Set task
Examine each line of the data. Copy those that contain the string "React".
— Begin Source material —
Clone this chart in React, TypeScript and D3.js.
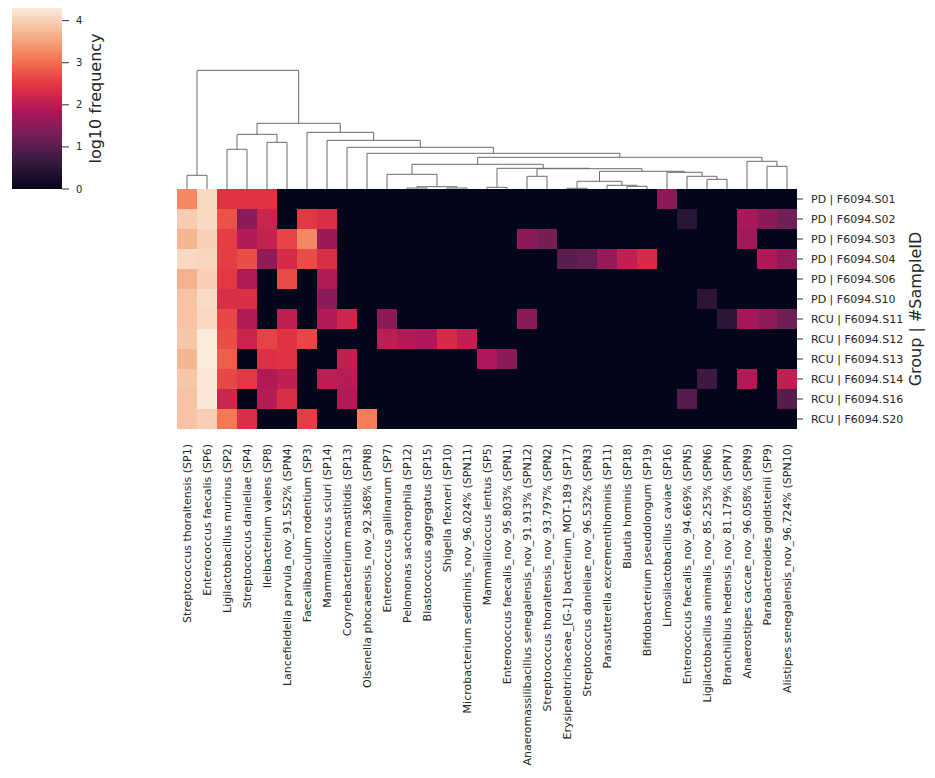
import React from "react";
import * as d3 from "d3";

const rowLabels = [
  "PD | F6094.S01",
  "PD | F6094.S02",
  "PD | F6094.S03",
  "PD | F6094.S04",
  "PD | F6094.S06",
  "PD | F6094.S10",
  "RCU | F6094.S11",
  "RCU | F6094.S12",
  "RCU | F6094.S13",
  "RCU | F6094.S14",
  "RCU | F6094.S16",
  "RCU | F6094.S20",
];

const colLabels = [
  "Streptococcus thoraltensis (SP1)",
  "Enterococcus faecalis (SP6)",
  "Ligilactobacillus murinus (SP2)",
  "Streptococcus danieliae (SP4)",
  "Ileibacterium valens (SP8)",
  "Lancefieldella parvula_nov_91.552% (SPN4)",
  "Faecalibaculum rodentium (SP3)",
  "Mammaliicoccus sciuri (SP14)",
  "Corynebacterium mastitidis (SP13)",
  "Olsenella phocaeensis_nov_92.368% (SPN8)",
  "Enterococcus gallinarum (SP7)",
  "Pelomonas saccharophila (SP12)",
  "Blastococcus aggregatus (SP15)",
  "Shigella flexneri (SP10)",
  "Microbacterium sediminis_nov_96.024% (SPN11)",
  "Mammaliicoccus lentus (SP5)",
  "Enterococcus faecalis_nov_95.803% (SPN1)",
  "Anaeromassilibacillus senegalensis_nov_91.913% (SPN12)",
  "Streptococcus thoraltensis_nov_93.797% (SPN2)",
  "Erysipelotrichaceae_[G-1] bacterium_MOT-189 (SP17)",
  "Streptococcus danieliae_nov_96.532% (SPN3)",
  "Parasutterella excrementihominis (SP11)",
  "Blautia hominis (SP18)",
  "Bifidobacterium pseudolongum (SP19)",
  "Limosilactobacillus caviae (SP16)",
  "Enterococcus faecalis_nov_94.669% (SPN5)",
  "Ligilactobacillus animalis_nov_85.253% (SPN6)",
  "Branchiibius hedensis_nov_81.179% (SPN7)",
  "Anaerostipes caccae_nov_96.058% (SPN9)",
  "Parabacteroides goldsteinii (SP9)",
  "Alistipes senegalensis_nov_96.724% (SPN10)",
];

// log10 frequency, rows x columns (column order as displayed)
const values: number[][] = [
  [3.25, 4.1, 2.45, 2.45, 2.45, 0, 0, 0, 0, 0, 0, 0, 0, 0, 0, 0, 0, 0, 0, 0, 0, 0, 0, 0, 1.5, 0, 0, 0, 0, 0, 0],
  [3.95, 4.1, 2.75, 1.5, 2.15, 0, 2.5, 2.35, 0, 0, 0, 0, 0, 0, 0, 0, 0, 0, 0, 0, 0, 0, 0, 0, 0, 0.45, 0, 0, 1.8, 1.5, 1.25],
  [3.7, 4.0, 2.55, 1.9, 2.1, 2.6, 3.25, 1.65, 0, 0, 0, 0, 0, 0, 0, 0, 0, 1.5, 1.3, 0, 0, 0, 0, 0, 0, 0, 0, 0, 1.7, 0, 0],
  [4.1, 4.05, 2.55, 2.7, 1.55, 2.3, 2.7, 2.35, 0, 0, 0, 0, 0, 0, 0, 0, 0, 0, 0, 0.98, 1.08, 1.6, 2.05, 2.3, 0, 0, 0, 0, 0, 1.88, 1.6],
  [3.65, 3.98, 2.5, 1.9, 0, 2.7, 0, 1.9, 0, 0, 0, 0, 0, 0, 0, 0, 0, 0, 0, 0, 0, 0, 0, 0, 0, 0, 0, 0, 0, 0, 0],
  [3.85, 4.13, 2.35, 2.35, 0, 0, 0, 1.5, 0, 0, 0, 0, 0, 0, 0, 0, 0, 0, 0, 0, 0, 0, 0, 0, 0, 0, 0.5, 0, 0, 0, 0],
  [3.85, 4.08, 2.65, 1.9, 0, 2.05, 0, 1.9, 2.2, 0, 1.5, 0, 0, 0, 0, 0, 0, 1.45, 0, 0, 0, 0, 0, 0, 0, 0, 0, 0.5, 1.75, 1.55, 1.2],
  [3.9, 4.3, 2.7, 2.15, 2.6, 2.45, 2.65, 0, 0, 0, 2.0, 1.9, 1.85, 2.3, 2.05, 0, 0, 0, 0, 0, 0, 0, 0, 0, 0, 0, 0, 0, 0, 0, 0],
  [3.7, 4.3, 2.85, 0, 2.4, 2.45, 0, 0, 2.05, 0, 0, 0, 0, 0, 0, 1.85, 1.5, 0, 0, 0, 0, 0, 0, 0, 0, 0, 0, 0, 0, 0, 0],
  [3.9, 4.25, 2.65, 2.5, 1.9, 2.05, 0, 2.0, 1.95, 0, 0, 0, 0, 0, 0, 0, 0, 0, 0, 0, 0, 0, 0, 0, 0, 0, 0.7, 0, 1.9, 0, 2.05],
  [3.85, 4.25, 2.2, 0, 1.95, 2.35, 0, 0, 1.9, 0, 0, 0, 0, 0, 0, 0, 0, 0, 0, 0, 0, 0, 0, 0, 0, 0.95, 0, 0, 0, 0, 0.95],
  [3.85, 3.98, 3.1, 2.35, 0, 0, 2.55, 0, 0, 3.15, 0, 0, 0, 0, 0, 0, 0, 0, 0, 0, 0, 0, 0, 0, 0, 0, 0, 0, 0, 0, 0],
];

// column linkage (scipy style): [childA, childB, distance]; ids >= 31 refer to earlier merges
const linkage: [number, number, number][] = [
  [0, 1, 1.37],
  [2, 3, 3.97],
  [4, 5, 4.67],
  [32, 33, 5.47],
  [11, 12, 0.1],
  [13, 14, 0.1],
  [35, 36, 0.23],
  [10, 37, 1.47],
  [15, 16, 0.17],
  [17, 18, 1.27],
  [19, 20, 0.07],
  [22, 23, 0.27],
  [21, 42, 0.37],
  [41, 43, 0.77],
  [26, 27, 0.97],
  [25, 45, 1.27],
  [24, 46, 1.67],
  [44, 47, 1.77],
  [40, 48, 2.03],
  [39, 49, 2.07],
  [38, 50, 2.47],
  [29, 30, 2.27],
  [28, 52, 2.77],
  [51, 53, 3.17],
  [9, 54, 3.57],
  [8, 55, 4.17],
  [7, 56, 4.87],
  [6, 57, 5.67],
  [34, 58, 6.57],
  [31, 59, 11.87],
];

const cbarTicks = [0, 1, 2, 3, 4];
const rocket = ["#03051a", "#35193e", "#701f57", "#ad1759", "#e13342", "#f37651", "#f6b48f", "#faebdd"];

const FONT = "DejaVu Sans, sans-serif";
const TEXT = "#262626";

export default function App() {
  const W = 935;
  const H = 778;
  const hmLeft = 177, hmRight = 797, hmTop = 189, hmBottom = 429;

  const x = d3.scaleBand<string>().domain(colLabels).range([hmLeft, hmRight]);
  const y = d3.scaleBand<string>().domain(rowLabels).range([hmTop, hmBottom]);
  const vmax = d3.max(values.flat()) as number;
  const interp = d3.piecewise(d3.interpolateRgb, rocket);
  const color = d3.scaleSequential(interp).domain([0, vmax]);

  // dendrogram
  const n = colLabels.length;
  const maxH = d3.max(linkage, (d) => d[2]) as number;
  const yD = d3.scaleLinear().domain([0, maxH * 1.05]).range([hmTop, 64.4]);
  const nodeX: number[] = colLabels.map((c) => (x(c) as number) + x.bandwidth() / 2);
  const nodeH: number[] = colLabels.map(() => 0);
  const dendPaths: string[] = [];
  linkage.forEach(([a, b, h]) => {
    const xa = nodeX[a], xb = nodeX[b];
    const p = d3.path();
    p.moveTo(xa, yD(nodeH[a]));
    p.lineTo(xa, yD(h));
    p.lineTo(xb, yD(h));
    p.lineTo(xb, yD(nodeH[b]));
    dendPaths.push(p.toString());
    nodeX.push((xa + xb) / 2);
    nodeH.push(h);
  });

  // colorbar
  const cbLeft = 12, cbRight = 62, cbTop = 8, cbBottom = 189;
  const cy = d3.scaleLinear().domain([0, vmax]).range([cbBottom, cbTop]);
  const stops = d3.range(0, 1.0001, 0.02);

  return (
    <svg width={W} height={H} style={{ position: "absolute", left: 0, top: 0, background: "#fff" }}>
      <defs>
        <linearGradient id="cbar" x1="0" y1="1" x2="0" y2="0">
          {stops.map((t) => (
            <stop key={t} offset={t} stopColor={interp(t)} />
          ))}
        </linearGradient>
      </defs>

      {/* heatmap */}
      <g shapeRendering="crispEdges">
        {values.map((row, ri) =>
          row.map((v, ci) => (
            <rect
              key={`${ri}-${ci}`}
              x={x(colLabels[ci])}
              y={y(rowLabels[ri])}
              width={x.bandwidth()}
              height={y.bandwidth()}
              fill={color(v)}
            />
          ))
        )}
      </g>

      {/* dendrogram */}
      <g fill="none" stroke="#6b6b6b" strokeWidth={1}>
        {dendPaths.map((d, i) => (
          <path key={i} d={d} />
        ))}
      </g>

      {/* row ticks + labels */}
      <g fontFamily={FONT} fontSize={11} fill={TEXT}>
        {rowLabels.map((r) => {
          const cyv = (y(r) as number) + y.bandwidth() / 2;
          return (
            <g key={r}>
              <line x1={hmRight} x2={hmRight + 6} y1={cyv} y2={cyv} stroke="#333" strokeWidth={1} />
              <text x={hmRight + 14} y={cyv} dominantBaseline="central">
                {r}
              </text>
            </g>
          );
        })}
      </g>

      {/* column labels */}
      <g fontFamily={FONT} fontSize={11} fill={TEXT}>
        {colLabels.map((c) => {
          const cx = (x(c) as number) + x.bandwidth() / 2;
          return (
            <text
              key={c}
              transform={`translate(${cx},${hmBottom + 15}) rotate(-90)`}
              textAnchor="end"
              dominantBaseline="central"
            >
              {c}
            </text>
          );
        })}
      </g>

      {/* y axis title */}
      <text
        transform={`translate(915,${(hmTop + hmBottom) / 2}) rotate(-90)`}
        textAnchor="middle"
        dominantBaseline="central"
        fontFamily={FONT}
        fontSize={16}
        fill={TEXT}
      >
        Group | #SampleID
      </text>

      {/* colorbar */}
      <rect x={cbLeft} y={cbTop} width={cbRight - cbLeft} height={cbBottom - cbTop} fill="url(#cbar)" />
      <g fontFamily={FONT} fontSize={10} fill={TEXT}>
        {cbarTicks.map((t) => (
          <g key={t}>
            <line x1={cbRight} x2={cbRight + 7} y1={cy(t)} y2={cy(t)} stroke="#333" strokeWidth={1} />
            <text x={cbRight + 14} y={cy(t)} dominantBaseline="central">
              {t}
            </text>
          </g>
        ))}
      </g>
      <text
        transform={`translate(95,${(cbTop + cbBottom) / 2}) rotate(-90)`}
        textAnchor="middle"
        dominantBaseline="central"
        fontFamily={FONT}
        fontSize={16}
        fill={TEXT}
      >
        log10 frequency
      </text>
    </svg>
  );
}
— End Source material —
Correct response
Clone this chart in React, TypeScript and D3.js.
import React from "react";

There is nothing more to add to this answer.